We want to see how these design choices change the work the database does as data grows.
Analyze the time complexity of this query on two different data models.
// Model 1: Embedded documents
db.users.find({ "orders.product": "book" })
// Model 2: Referenced documents
// First find order IDs
const orderIds = db.orders.find({ product: "book" }).map(o => o._id);
// Then find users with those orders
const users = db.users.find({ orders: { $in: orderIds } });
This code shows two ways to find users who ordered a book: one with embedded orders, one with separate order documents.
Look at what repeats as data grows.
- Primary operation: Scanning orders inside users or scanning orders collection.
- How many times: Once per user in embedded model; once per order in referenced model.
As the number of users and orders grows, the work changes differently.

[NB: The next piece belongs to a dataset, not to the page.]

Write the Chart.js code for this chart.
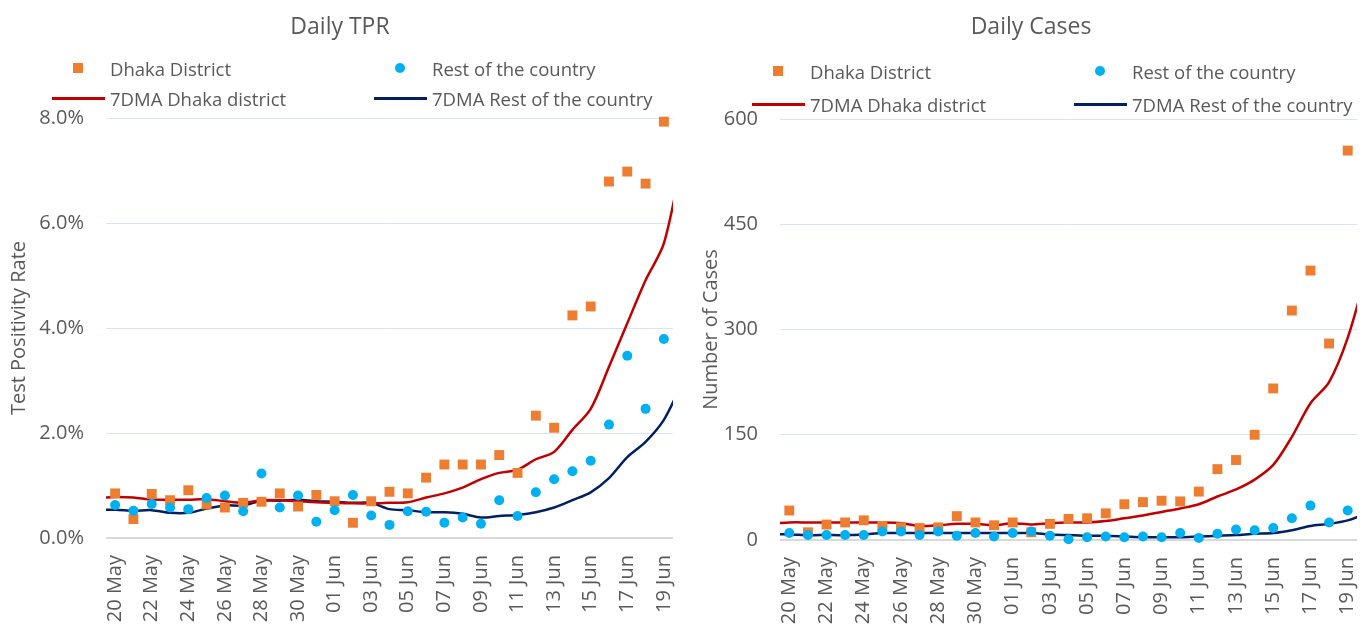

| Input Size (n) | Approx. Operations |
|---|---|
| 10 users, 50 orders | Scan 10 users with embedded orders |
| 100 users, 500 orders | Scan 100 users or 500 orders separately |
| 1000 users, 5000 orders | Scan 1000 users or 5000 orders separately |
Pattern observation: Embedded model work grows with users; referenced model work grows with orders.
Time Complexity: O(n)
This means the query time grows linearly with the number of documents scanned, depending on the model.
[X] Wrong: "Embedding data always makes queries faster."
[OK] Correct: Sometimes embedding means scanning many nested items per document, which can slow queries if data is large.
Understanding how data design affects query speed shows you think about real database work, a key skill for any developer.
"What if we added indexes on the embedded fields or referenced fields? How would that change the time complexity?"